What've They Done?
Similar to previous NAPs they used local co-ordinators at each hospital through the UK to collect and feedback any reports of AAGA over a period of 12 months (1st June 2012 – 31st May 2013). This was then compared against a ‘denominator’ survey that attempted to get an idea of the total number of anaesthetics being performed. Reporting of awareness was a completely passive process (i.e. patients weren’t specifically questioned about it) though there were efforts to increase the publicity of the study to ensure that other non-anaesthetist healthcare professionals that received reports of awareness (e.g. GPs, psychiatrists) might feedback to the local co-ordinator.
What Did They Find?
The baseline activity survey provided an estimate of 2.8 million anaesthetics given during this period to act as the denominator. As such, this gave an approximate incidence of awareness of about 1 in 19,000 anaesthetics (depending on the strictness of inclusion criteria). Even if the most pessimistic interpretation of the data was employed (with all the reports of indeterminable nature being assumed to be definite awareness) this worked out at an incidence of 1 in 12,000 anaesthetics.
These numbers do seem some way from previously quoted values (in a good way), though I think it is upon closer inspection of the events where some interesting points can be found.
There are many more facets of awareness and risk factors that I won’t transcribe here for the sake of brevity, but the very high obstetric incidence is particularly notable, though many of the risk factors seem to be a combination of several non-obstetric ones in one big helping (lower/different dosing, larger patients, difficult airways and emergency situations). I'm not quite convinced that the choice of drugs plays a role in awareness, rather that they are an artefact of the scenarios they are most commonly used (thio in RSI), but it does call for a pause for thought as your calculate your thio induction dose.
Firstly, we are generally doing a great job with regards to AAGA. As one of the most feared complications for patients and anaesthetists, the incidence is reassuringly low. Though it might be less headline grabbing than the converse, audits confirming good care are just as important as those demonstrating gaps.

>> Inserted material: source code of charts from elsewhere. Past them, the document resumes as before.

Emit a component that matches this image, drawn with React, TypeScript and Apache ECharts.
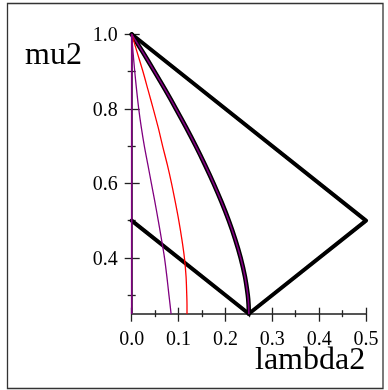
import React, { useEffect, useRef } from "react";
import * as echarts from "echarts";

// mu2 sample levels (vertical axis)
const MU = [1.0, 0.95, 0.9, 0.85, 0.8, 0.75, 0.7, 0.65, 0.6, 0.55, 0.5, 0.45, 0.4, 0.35, 0.3, 0.275, 0.25];
// lambda2 of the thick black boundary curve (with thin purple overlay)
const LAMBDA_BOUNDARY = [0, 0.0247, 0.0487, 0.072, 0.0944, 0.116, 0.1367, 0.1562, 0.1746, 0.1916, 0.2071, 0.2208, 0.2325, 0.2416, 0.2477, 0.2494, 0.25];
// lambda2 of the red curve
const LAMBDA_RED = [0, 0.012, 0.024, 0.035, 0.046, 0.0565, 0.066, 0.076, 0.085, 0.093, 0.1005, 0.107, 0.1125, 0.116, 0.1175, 0.118, 0.118];
// lambda2 of the thin purple curve
const LAMBDA_PURPLE = [0, 0.003, 0.0065, 0.0105, 0.015, 0.0205, 0.027, 0.0345, 0.042, 0.0495, 0.0567, 0.0635, 0.07, 0.075, 0.0795, 0.0818, 0.084];
// purple line on lambda2 = 0
const AXIS_LINE_LAMBDA = [0, 0];
const AXIS_LINE_MU = [1.0, 0.25];
// thick black polygon
const HULL_LAMBDA = [0, 0.5, 0.25, 0];
const HULL_MU = [1.0, 0.5, 0.25, 0.5];

const X_MAJOR = [0, 0.1, 0.2, 0.3, 0.4, 0.5];
const X_MINOR = [0.05, 0.15, 0.25, 0.35, 0.45];
const Y_MAJOR = [0.4, 0.6, 0.8, 1.0];
const Y_MINOR = [0.3, 0.5, 0.7, 0.9];

const FONT = "Liberation Serif";

export default function App() {
  const ref = useRef<HTMLDivElement>(null);
  useEffect(() => {
    if (!ref.current) return;
    const chart = echarts.init(ref.current, undefined, { renderer: "svg" });
    const pairs = (xs: number[], ys: number[]) => xs.map((x, i) => [x, ys[i]]);
    const tickStyle = { color: "#222", width: 1.3 };
    const xBase = (ticks: number[], inside: boolean, length: number, showLabel: boolean) => ({
      type: "value",
      min: 0,
      max: 0.5,
      position: "bottom",
      axisLine: { show: true, onZero: false, lineStyle: { color: "#555", width: 1.5 } },
      splitLine: { show: false },
      axisTick: { show: true, customValues: ticks, inside, length, lineStyle: tickStyle },
      axisLabel: {
        show: showLabel,
        customValues: X_MAJOR,
        formatter: (v: number) => v.toFixed(1),
        margin: 14,
        fontSize: 20,
        fontFamily: FONT,
        color: "#000",
      },
    });
    const yBase = (ticks: number[], inside: boolean, length: number, showLabel: boolean) => ({
      type: "value",
      min: 0.25,
      max: 1.0,
      position: "left",
      axisLine: { show: true, onZero: false, lineStyle: { color: "#555", width: 1.5 } },
      splitLine: { show: false },
      axisTick: { show: true, customValues: ticks, inside, length, lineStyle: tickStyle },
      axisLabel: {
        show: showLabel,
        customValues: Y_MAJOR,
        formatter: (v: number) => v.toFixed(1),
        margin: 14,
        fontSize: 20,
        fontFamily: FONT,
        color: "#000",
      },
    });
    const line = (data: number[][], color: string, width: number, z: number, smooth: number | boolean = false) => ({
      type: "line",
      data,
      showSymbol: false,
      symbol: "none",
      smooth,
      lineStyle: { color, width, cap: "round", join: "round" },
      z,
      xAxisIndex: 0,
      yAxisIndex: 0,
    });
    chart.setOption({
      animation: false,
      grid: { left: 131.7, right: 22, top: 34.3, bottom: 76.3, containLabel: false },
      xAxis: [
        xBase(X_MAJOR, false, 8, true),
        xBase(X_MAJOR, true, 6, false),
        xBase(X_MINOR, false, 3.5, false),
        xBase(X_MINOR, true, 3.5, false),
      ],
      yAxis: [
        yBase(Y_MAJOR, false, 7, true),
        yBase(Y_MAJOR, true, 8, false),
        yBase(Y_MINOR, false, 4, false),
        yBase(Y_MINOR, true, 4, false),
      ],
      graphic: [
        {
          type: "rect",
          shape: { x: 7.5, y: 3.5, width: 375.5, height: 385 },
          style: { fill: "none", stroke: "#333", lineWidth: 1.3 },
          silent: true,
        },
        {
          type: "text",
          x: 25,
          y: 53,
          style: { text: "mu2", font: `32px ${FONT}`, fill: "#000", verticalAlign: "middle", align: "left" },
        },
        {
          type: "text",
          x: 255,
          y: 358,
          style: { text: "lambda2", font: `32px ${FONT}`, fill: "#000", verticalAlign: "middle", align: "left" },
        },
      ],
      series: [
        line(pairs(HULL_LAMBDA, HULL_MU), "#000", 4, 3),
        line(pairs(LAMBDA_BOUNDARY, MU), "#000", 4.5, 3, 0.3),
        line(pairs(LAMBDA_BOUNDARY, MU), "#800080", 1.6, 4, 0.3),
        line(pairs(LAMBDA_RED, MU), "#ff0000", 1.3, 4, 0.3),
        line(pairs(LAMBDA_PURPLE, MU), "#800080", 1.3, 4, 0.3),
        line(pairs(AXIS_LINE_LAMBDA, AXIS_LINE_MU), "#800080", 1.6, 4),
      ],
    });
    return () => chart.dispose();
  }, []);
  return <div ref={ref} style={{ position: "fixed", left: 0, top: 0, width: 388, height: 390 }} />;
}
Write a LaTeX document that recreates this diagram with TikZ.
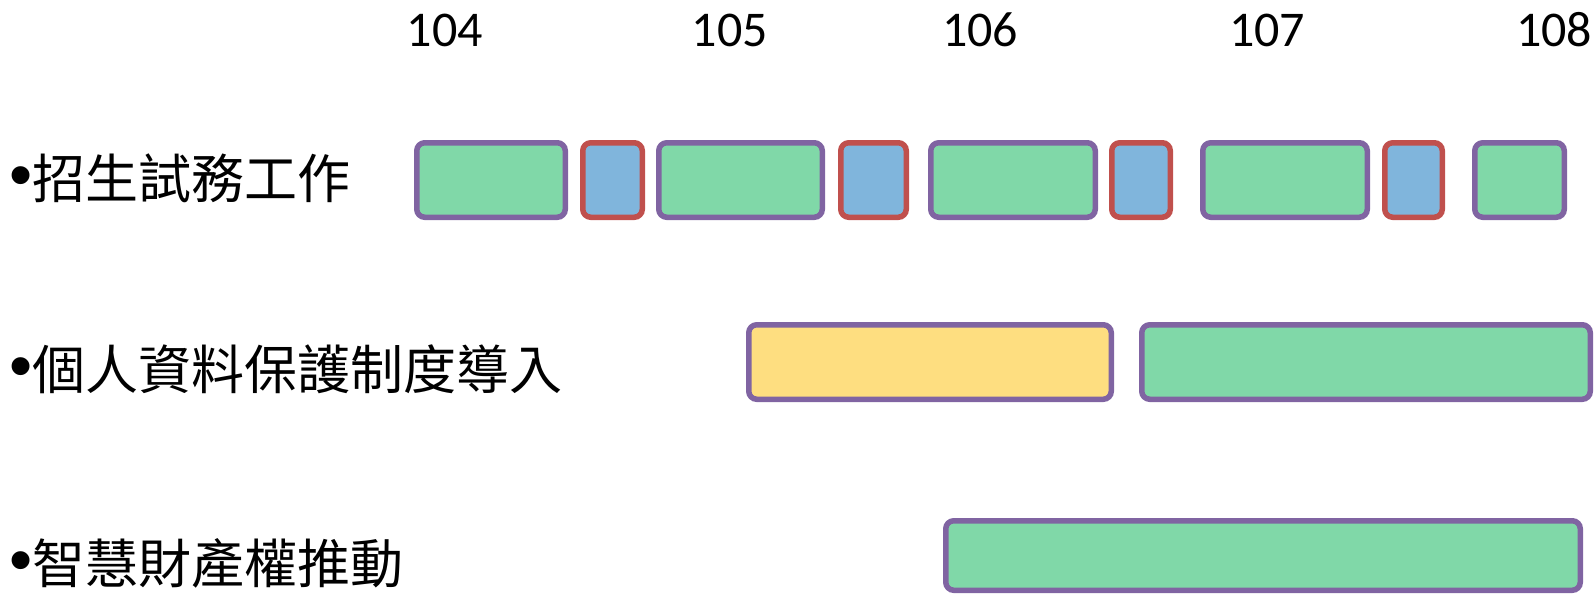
\documentclass[tikz,border=0pt]{standalone}
\usepackage{fontspec}
\setmainfont{Carlito}
\newfontfamily\cjk{Noto Sans CJK TC}
\newfontfamily\bul{Liberation Sans}
\definecolor{gfill}{RGB}{128,216,168}
\definecolor{bfill}{RGB}{128,181,220}
\definecolor{yfill}{RGB}{254,222,128}
\definecolor{pline}{RGB}{128,100,162}
\definecolor{rline}{RGB}{192,80,77}
\tikzset{
 barbox/.style={draw, line width=5.5pt, rounded corners=8pt, inner sep=0pt, outer sep=0pt},
 gbar/.style={barbox, fill=gfill, draw=pline},
 bbar/.style={barbox, fill=bfill, draw=rline},
 ybar/.style={barbox, fill=yfill, draw=pline},
 yearlbl/.style={font=\fontsize{50}{60}\selectfont, anchor=base, inner sep=0pt},
 tasklbl/.style={font=\fontsize{53}{64}\selectfont, anchor=base west, inner sep=0pt},
}
\newcommand\taskbar[6]{%
 \node[#2, minimum width={(#4-#3-5.5)*1pt}, minimum height={(#6-#5-5.5)*1pt}] (#1) at ({(#3+#4)/2},{(#5+#6)/2}) {};}
\newcommand\tasktext[1]{{\bul\fontsize{66}{66}\selectfont\smash{\raisebox{1pt}{•}}}{\cjk\smash{#1}}}
\begin{document}
\begin{tikzpicture}[x=1pt,y=-1pt]
\useasboundingbox (0,0) rectangle (1594,594);
% years
\node[yearlbl] (y104) at (445,47) {104};
\node[yearlbl] (y105) at (730,47) {105};
\node[yearlbl] (y106) at (980,47) {106};
\node[yearlbl] (y107) at (1267,47) {107};
\node[yearlbl] (y108) at (1554,47) {108};
% task labels
\node[tasklbl] (t1) at (9,198) {\tasktext{招生試務工作}};
\node[tasklbl] (t2) at (9,389) {\tasktext{個人資料保護制度導入}};
\node[tasklbl] (t3) at (9,583) {\tasktext{智慧財產權推動}};
% row 1
\taskbar{a1}{gbar}{414}{568}{140}{220}
\taskbar{a2}{bbar}{580}{645}{140}{220}
\taskbar{a3}{gbar}{656}{825}{140}{220}
\taskbar{a4}{bbar}{838}{909}{140}{220}
\taskbar{a5}{gbar}{928}{1098}{140}{220}
\taskbar{a6}{bbar}{1109}{1173}{140}{220}
\taskbar{a7}{gbar}{1200}{1370}{140}{220}
\taskbar{a8}{bbar}{1382}{1445}{140}{220}
\taskbar{a9}{gbar}{1472}{1567}{140}{220}
% row 2
\taskbar{b1}{ybar}{746}{1114}{322}{402}
\taskbar{b2}{gbar}{1139}{1593}{322}{402}
% row 3
\taskbar{c1}{gbar}{943}{1583}{518}{593}
\end{tikzpicture}
\end{document}
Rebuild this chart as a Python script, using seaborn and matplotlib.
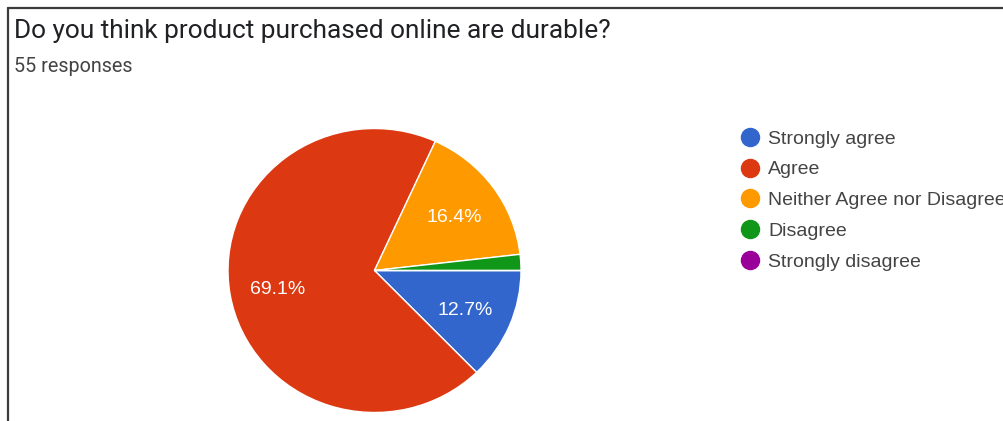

Secondly, and I think most importantly, the recommendations highlight an important tenet of anaesthesia (despite my facetious remarks for comic effect). It’s not about the fancy kit, dramatic procedures and experimental techniques; it’s about being meticulous with the basics. Humans make mistakes and always will, and it is essentially a numbers game. I’ve started viewing more and more of my practice as windows for different slips and lapses to creep in and risk affecting my patient. We can probably get away without twitching patients most of the time, but that 1 in 19000 ratio gets smaller. Giving reversal agent is a bit of extra faff, but that ratio gets smaller still. Premixed cefuroxime next to my thio is unlikely to cause problems, but my odds are getting pretty small now. We’ve got a margin for error with awareness most of the time, but I like as many safety nets as I can have, and I doubt our patients would object to this. And I think that is what NAP-5 is all about.